Indigenously developed missile launch on Sunday

Last Updated: Saturday, March 5, 2011 - 18:08

Balasore (Orissa): To establish a reliable
ballistic missile shield, India will launch its indigenously
developed interceptor missile from the Orissa coast on Sunday.



"Range preparation for the interceptor missile test is
complete and it is likely to be taken up tomorrow from the
Integrated Test Range (ITR) complexes off Orissa coast,"
defence sources said on Saturday.
The advanced air defence (AAD) interceptor missile,
scheduled to be launched from Wheeler Island would destroy a
modified `Prithvi` surface-to-surface ballistic missile,
posing as a hostile one to be blasted from ITR launch
complex-3 at Chandipur.
"The interceptor would be a single stage supersonic
missile and try to hit the hostile ballistic missile in a
maneuverable trajectory stage within seconds," said a Defence
Research Development Organisation (DRDO) scientist.

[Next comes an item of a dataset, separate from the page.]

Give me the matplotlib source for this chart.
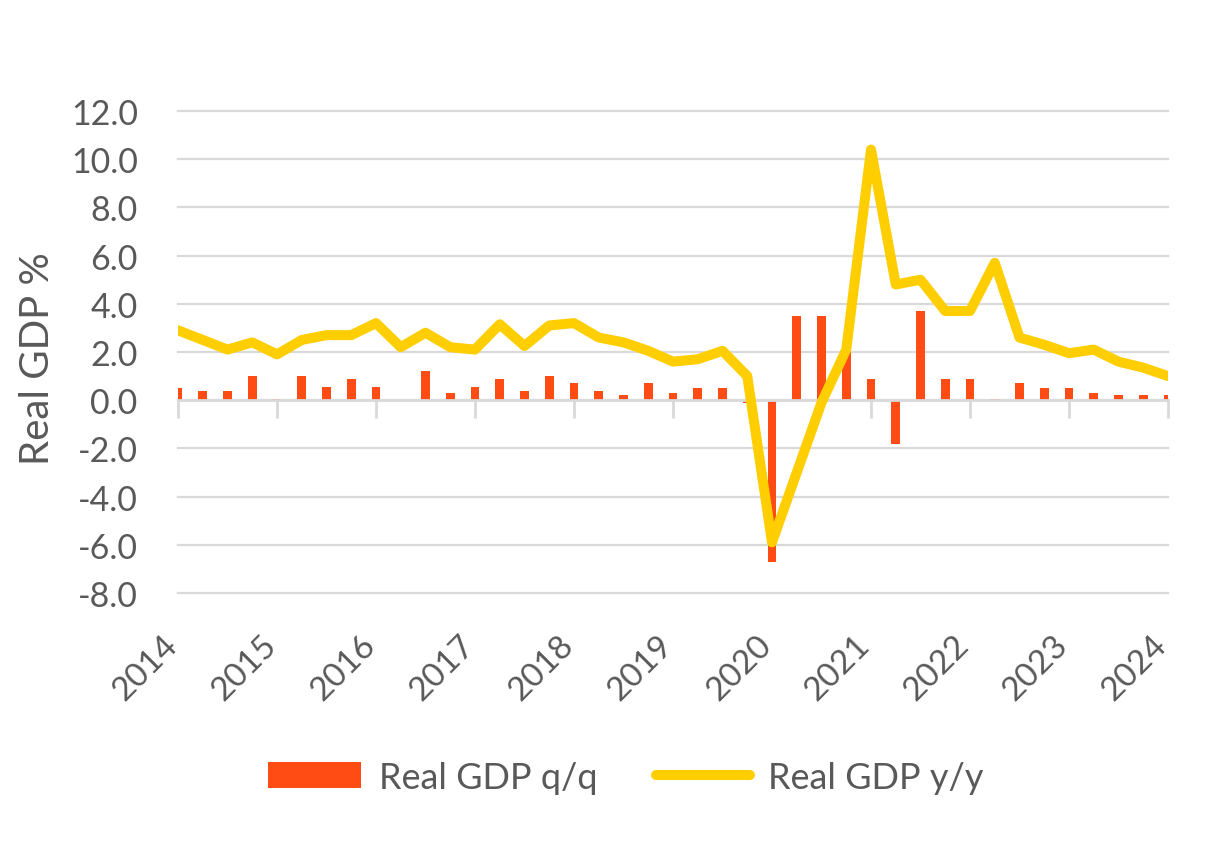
import numpy as np
import matplotlib.pyplot as plt
import matplotlib.transforms as mtransforms

plt.rcParams['font.family'] = ['Lato', 'DejaVu Sans']

# quarterly data, 2014 Q1 .. 2024 Q1
years = ['2014', '2015', '2016', '2017', '2018', '2019',
         '2020', '2021', '2022', '2023', '2024']

gdp_qq = [0.5, 0.4, 0.4, 1.0, 0.05, 1.0, 0.55, 0.9, 0.55, 0.0,
          1.2, 0.3, 0.55, 0.9, 0.4, 1.0, 0.7, 0.4, 0.2, 0.7,
          0.3, 0.5, 0.5, -0.1, -6.7, 3.5, 3.5, 2.0, 0.9, -1.8,
          3.7, 0.9, 0.9, 0.05, 0.7, 0.5, 0.5, 0.3, 0.2, 0.2, 0.2]

gdp_yy = [2.9, 2.5, 2.1, 2.4, 1.9, 2.5, 2.7, 2.7, 3.2, 2.2,
          2.8, 2.2, 2.1, 3.15, 2.25, 3.1, 3.2, 2.6, 2.4, 2.05,
          1.6, 1.7, 2.05, 1.0, -5.9, -3.0, -0.1, 2.1, 10.4, 4.8,
          5.0, 3.7, 3.7, 5.7, 2.6, 2.3, 1.95, 2.1, 1.6, 1.35, 1.0]

bar_color = '#FF4B14'
line_color = '#FFCE00'
grid_color = '#D9D9D9'
text_color = '#595959'

x = np.arange(len(gdp_qq))

fig = plt.figure(figsize=(12.31, 8.45), dpi=100)
ax = fig.add_axes([178 / 1231, 1 - 594 / 845, 990 / 1231, 482 / 845])

bars = ax.bar(x, gdp_qq, width=0.35, color=bar_color, label='Real GDP q/q', zorder=2)
line, = ax.plot(x, gdp_yy, color=line_color, lw=7.2, solid_joinstyle='round',
                solid_capstyle='round', label='Real GDP y/y', zorder=3)

ax.set_xlim(0, 40)
ax.set_ylim(-8, 12)

# y axis: gridlines, no spine
ax.set_yticks(np.arange(-8, 13, 2))
ax.set_yticklabels(['%.1f' % v for v in np.arange(-8, 13, 2)])
ax.tick_params(axis='y', length=0, pad=29, labelsize=24.5, labelcolor=text_color)
ax.yaxis.grid(True, color=grid_color, lw=1.6, zorder=0)
for gl in ax.get_ygridlines():
    gl.set_clip_on(False)
ax.set_axisbelow(True)

for side in ['top', 'right', 'left']:
    ax.spines[side].set_visible(False)

# x axis line crosses at zero, tick marks there
ax.spines['bottom'].set_position(('data', 0))
ax.spines['bottom'].set_color(grid_color)
ax.spines['bottom'].set_linewidth(2)
ax.set_xticks(x[::4])
ax.tick_params(axis='x', direction='out', length=13, width=2,
               color=grid_color, labelbottom=False)

# year labels sit below the plot
sec = ax.secondary_xaxis('bottom')
sec.spines['bottom'].set_visible(False)
sec.set_xticks(x[::4])
sec.set_xticklabels(years, rotation=45, ha='right', va='top')
sec.tick_params(axis='x', length=0, pad=26, labelsize=24, labelcolor=text_color)
offset = mtransforms.ScaledTranslation(5 / 100, 0, fig.dpi_scale_trans)
for lbl in sec.get_xticklabels():
    lbl.set_transform(lbl.get_transform() + offset)

fig.text(38 / 1231, 1 - 359 / 845, 'Real GDP %', rotation=90,
         ha='center', va='center', fontsize=29, color=text_color)

fig.legend([bars, line], ['Real GDP q/q', 'Real GDP y/y'],
           loc='center', bbox_to_anchor=(0.508, 0.079), ncol=2, frameon=False,
           fontsize=26, labelcolor=text_color, handlelength=2.6,
           handletextpad=0.5, columnspacing=1.6)

plt.savefig('out.png', dpi=100)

The interceptor, has its own mobile launcher, secure
data link for interception, independent tracking and homing
capabilities as well as sophisticated radars.



The long-range tracking radars and multi-functional fire
control radars have already been positioned in different
places along the coast line, which ultimately would pass on
signals to the interceptor soon after the hostile missile is
launched and the interceptor, after analysing the target
missile`s maneuverable trajectories, would hit it at a
designated altitude over the Bay.



Of the total five earlier trials, DRDO has tested the
interceptor missile successfully four times since its first
test on November 27, 2006 both in exo-atmosphere (altitude of
50 to 80 km from earth`s surface) and endo-atmosphere
(altitude up to 30 km from earth`s surface) conditions.



However, on March 16, 2010 it could not take off from
its launcher as the target missile failed to come to the
interceptor`s killer zone. The last trial held on July 26,
2010 from Wheeler Island was a success.